++++ Dataset extract

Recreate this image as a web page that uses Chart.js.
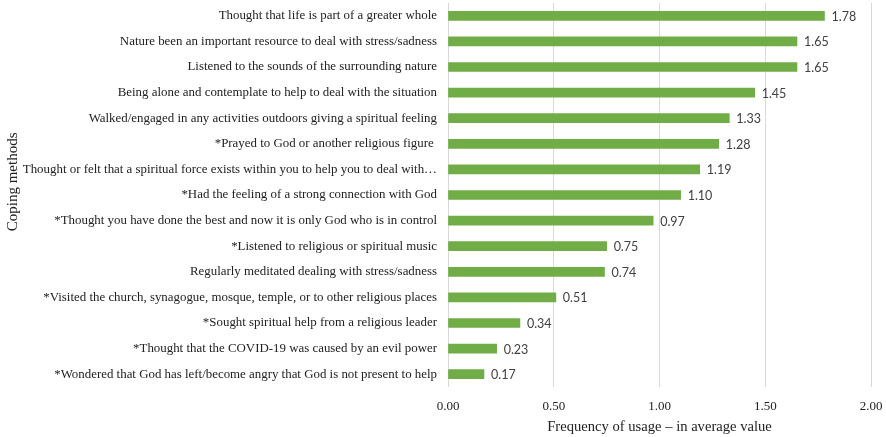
<!DOCTYPE html>
<html>
<head>
<meta charset="utf-8">
<script src="https://cdn.jsdelivr.net/npm/chart.js@4"></script>
<style>
  html, body { margin: 0; padding: 0; background: #fff; }
  #wrap { width: 886px; height: 437px; }
</style>
</head>
<body>
<div id="wrap"><canvas id="copingChart" width="886" height="437"></canvas></div>
<script>
// Coping methods and their mean frequency of usage
const methods = [
    'Thought that life is part of a greater whole',
    'Nature been an important resource to deal with stress/sadness',
    'Listened to the sounds of the surrounding nature',
    'Being alone and contemplate to help to deal with the situation',
    'Walked/engaged in any activities outdoors giving a spiritual feeling',
    '*Prayed to God or another religious figure ',
    'Thought or felt that a spiritual force exists within you to help you to deal with\u2026',
    '*Had the feeling of a strong connection with God',
    '*Thought you have done the best and now it is only God who is in control',
    '*Listened to religious or spiritual music',
    'Regularly meditated dealing with stress/sadness',
    '*Visited the church, synagogue, mosque, temple, or to other religious places',
    '*Sought spiritual help from a religious leader',
    '*Thought that the COVID-19 was caused by an evil power',
    '*Wondered that God has left/become angry that God is not present to help'
];
const meanValues = [1.78, 1.65, 1.65, 1.45, 1.33, 1.28, 1.19, 1.10, 0.97, 0.75, 0.74, 0.51, 0.34, 0.23, 0.17];
const xTicks = [0, 0.5, 1, 1.5, 2];

const serif = '"Liberation Serif", "Times New Roman", serif';

// value printed just past the end of each bar
const valueLabels = {
    id: 'valueLabels',
    afterDatasetsDraw(chart) {
        const ctx = chart.ctx;
        const meta = chart.getDatasetMeta(0);
        ctx.save();
        ctx.font = '12.5px Lato, "Open Sans", sans-serif';
        ctx.fillStyle = '#404040';
        ctx.textAlign = 'left';
        ctx.textBaseline = 'middle';
        meta.data.forEach((bar, i) => {
            ctx.fillText(meanValues[i].toFixed(2), bar.x + 7, bar.y + 1);
        });
        ctx.restore();
    }
};

new Chart(document.getElementById('copingChart'), {
    type: 'bar',
    data: {
        labels: methods,
        datasets: [{
            data: meanValues,
            backgroundColor: '#70AD47',
            barThickness: 9
        }]
    },
    plugins: [valueLabels],
    options: {
        indexAxis: 'y',
        responsive: false,
        animation: false,
        layout: { padding: { top: 3, right: 15, bottom: 0, left: 0 } },
        plugins: {
            legend: { display: false },
            tooltip: { enabled: false }
        },
        scales: {
            x: {
                min: 0,
                max: 2,
                afterBuildTicks(scale) {
                    scale.ticks = xTicks.map(v => ({ value: v }));
                },
                afterFit(scale) {
                    scale.height = 50;
                    scale.paddingLeft = 0;
                    scale.paddingRight = 0;
                },
                grid: { color: '#d9d9d9', drawTicks: false },
                border: { display: false },
                ticks: {
                    padding: 12,
                    color: '#222',
                    font: { family: serif, size: 13 },
                    callback: v => v.toFixed(2)
                },
                title: {
                    display: true,
                    text: 'Frequency of usage \u2013 in average value',
                    color: '#222',
                    font: { family: serif, size: 14.6 },
                    padding: { top: 0, bottom: 1 }
                }
            },
            y: {
                afterFit(scale) {
                    scale.width = 448;
                    scale.paddingTop = 0;
                    scale.paddingBottom = 0;
                },
                grid: { display: false },
                border: { display: false },
                ticks: {
                    padding: 3,
                    autoSkip: false,
                    color: '#222',
                    font: { family: serif, size: 12.9 }
                },
                title: {
                    display: true,
                    // leading spaces nudge the rotated title up a little
                    text: '       Coping methods',
                    color: '#222',
                    font: { family: serif, size: 15 },
                    padding: { top: 4, bottom: 0 }
                }
            }
        }
    }
});
</script>
</body>
</html>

++++++++

→ **Written task**
Quote the data exactly, leaving every image out of the copy.

→ **Correct result**
Recreate this image as a web page that uses Chart.js.
<!DOCTYPE html>
<html>
<head>
<meta charset="utf-8">
<script src="https://cdn.jsdelivr.net/npm/chart.js@4"></script>
<style>
  html, body { margin: 0; padding: 0; background: #fff; }
  #wrap { width: 886px; height: 437px; }
</style>
</head>
<body>
<div id="wrap"><canvas id="copingChart" width="886" height="437"></canvas></div>
<script>
// Coping methods and their mean frequency of usage
const methods = [
    'Thought that life is part of a greater whole',
    'Nature been an important resource to deal with stress/sadness',
    'Listened to the sounds of the surrounding nature',
    'Being alone and contemplate to help to deal with the situation',
    'Walked/engaged in any activities outdoors giving a spiritual feeling',
    '*Prayed to God or another religious figure ',
    'Thought or felt that a spiritual force exists within you to help you to deal with\u2026',
    '*Had the feeling of a strong connection with God',
    '*Thought you have done the best and now it is only God who is in control',
    '*Listened to religious or spiritual music',
    'Regularly meditated dealing with stress/sadness',
    '*Visited the church, synagogue, mosque, temple, or to other religious places',
    '*Sought spiritual help from a religious leader',
    '*Thought that the COVID-19 was caused by an evil power',
    '*Wondered that God has left/become angry that God is not present to help'
];
const meanValues = [1.78, 1.65, 1.65, 1.45, 1.33, 1.28, 1.19, 1.10, 0.97, 0.75, 0.74, 0.51, 0.34, 0.23, 0.17];
const xTicks = [0, 0.5, 1, 1.5, 2];

const serif = '"Liberation Serif", "Times New Roman", serif';

// value printed just past the end of each bar
const valueLabels = {
    id: 'valueLabels',
    afterDatasetsDraw(chart) {
        const ctx = chart.ctx;
        const meta = chart.getDatasetMeta(0);
        ctx.save();
        ctx.font = '12.5px Lato, "Open Sans", sans-serif';
        ctx.fillStyle = '#404040';
        ctx.textAlign = 'left';
        ctx.textBaseline = 'middle';
        meta.data.forEach((bar, i) => {
            ctx.fillText(meanValues[i].toFixed(2), bar.x + 7, bar.y + 1);
        });
        ctx.restore();
    }
};

new Chart(document.getElementById('copingChart'), {
    type: 'bar',
    data: {
        labels: methods,
        datasets: [{
            data: meanValues,
            backgroundColor: '#70AD47',
            barThickness: 9
        }]
    },
    plugins: [valueLabels],
    options: {
        indexAxis: 'y',
        responsive: false,
        animation: false,
        layout: { padding: { top: 3, right: 15, bottom: 0, left: 0 } },
        plugins: {
            legend: { display: false },
            tooltip: { enabled: false }
        },
        scales: {
            x: {
                min: 0,
                max: 2,
                afterBuildTicks(scale) {
                    scale.ticks = xTicks.map(v => ({ value: v }));
                },
                afterFit(scale) {
                    scale.height = 50;
                    scale.paddingLeft = 0;
                    scale.paddingRight = 0;
                },
                grid: { color: '#d9d9d9', drawTicks: false },
                border: { display: false },
                ticks: {
                    padding: 12,
                    color: '#222',
                    font: { family: serif, size: 13 },
                    callback: v => v.toFixed(2)
                },
                title: {
                    display: true,
                    text: 'Frequency of usage \u2013 in average value',
                    color: '#222',
                    font: { family: serif, size: 14.6 },
                    padding: { top: 0, bottom: 1 }
                }
            },
            y: {
                afterFit(scale) {
                    scale.width = 448;
                    scale.paddingTop = 0;
                    scale.paddingBottom = 0;
                },
                grid: { display: false },
                border: { display: false },
                ticks: {
                    padding: 3,
                    autoSkip: false,
                    color: '#222',
                    font: { family: serif, size: 12.9 }
                },
                title: {
                    display: true,
                    // leading spaces nudge the rotated title up a little
                    text: '       Coping methods',
                    color: '#222',
                    font: { family: serif, size: 15 },
                    padding: { top: 4, bottom: 0 }
                }
            }
        }
    }
});
</script>
</body>
</html>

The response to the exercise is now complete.